I’m all for removing it. With defaults now in, it’s no longer needed.
But for sure it’ll keep confusing generations to come wherever it applies should we leave it in.

We still need it at the moment, because it’s the only way to properly determine a unit for the item to use for bindings that provide a DecimalType only. The already mentioned rainfall is usually expressed in mm/h (at least in Europe). The locale default unit for Speed is m/s. If a binding now sends 1.2 the state description %.1f mm/h would provide an item unit of mm/h and the result is 1.2 mm/h. If we omit the state description from the logic the result would be 1.2 m/s (which is obviously wrong). With the new metadata you could set that to mm/h and the state description to m/d if you want and it would still be correct, because metadata takes precedence.

Side issue only; that’s a valid unit for Speed and is used in real life to indicate rainfall, precipitation rate.

Right, I didn’t realize. So it’s a valid match and OH core should accept it.
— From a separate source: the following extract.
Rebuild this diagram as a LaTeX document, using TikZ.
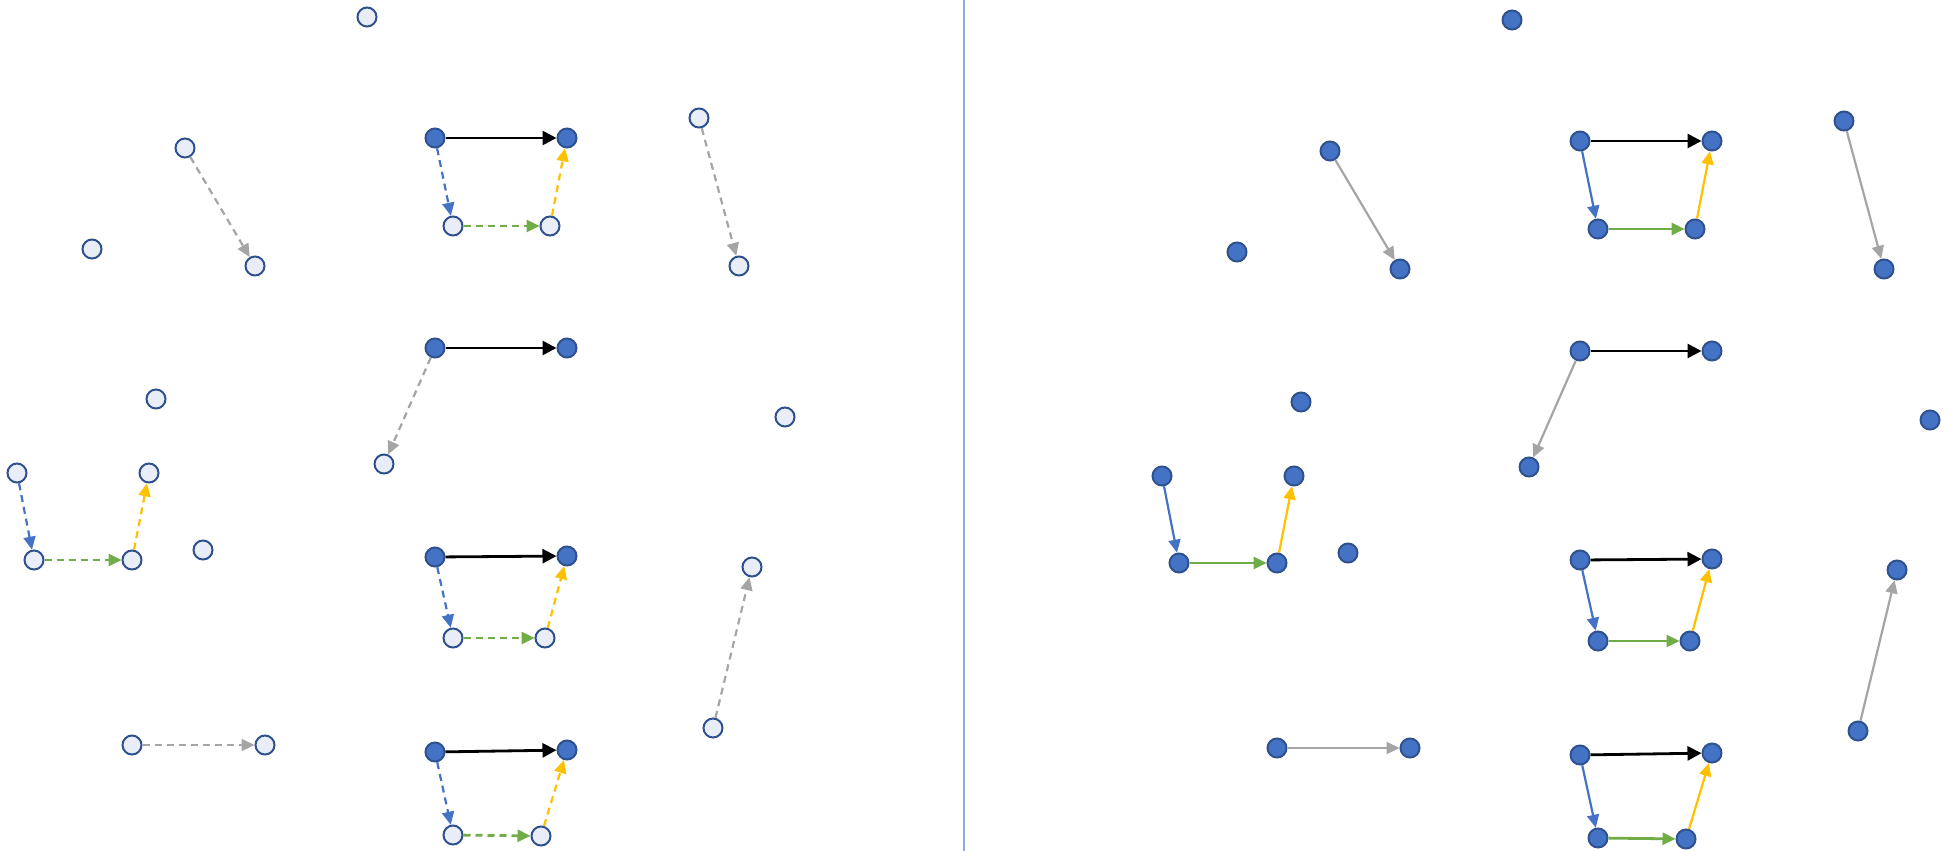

With a new per-Item default metadata for users, I would think the use of state description to also derive default units could/should be removed. Isolating presentation format from data storage format, a Good Thing.

There’s no reason to do that immediately - I’d suggest OH4 would be a good break point for removal.

but
this does also impact on @ccutrer point about binding-supplied state descriptions.
Binding author defines say options like “2 = Standby”, “max = 5”, pattern = %.1f kWh" - fair enough as the binding knows what this channel represents in the real world.
When an Item is linked, these binding-defined parameters are … what, copied to the Item? I don’t know, but it acts like they are - it’s a one-time action. You can hand-edit the Item afterwards to override those parameters. If you re-link, they appear again.

At the moment that stuff affects Item default units (via the pattern), but it’s almost by accident.
Let’s do away with that default units part (keeping the presentation effects), but allow new unit metadata to be given instead/as well.
That’s simply consistent with removing 2 above.

Seems straightforward, but an example of trhe knock-on effects to consider. I think a few hundred zwave device database entries would technically want the ‘default unit’ state description applied.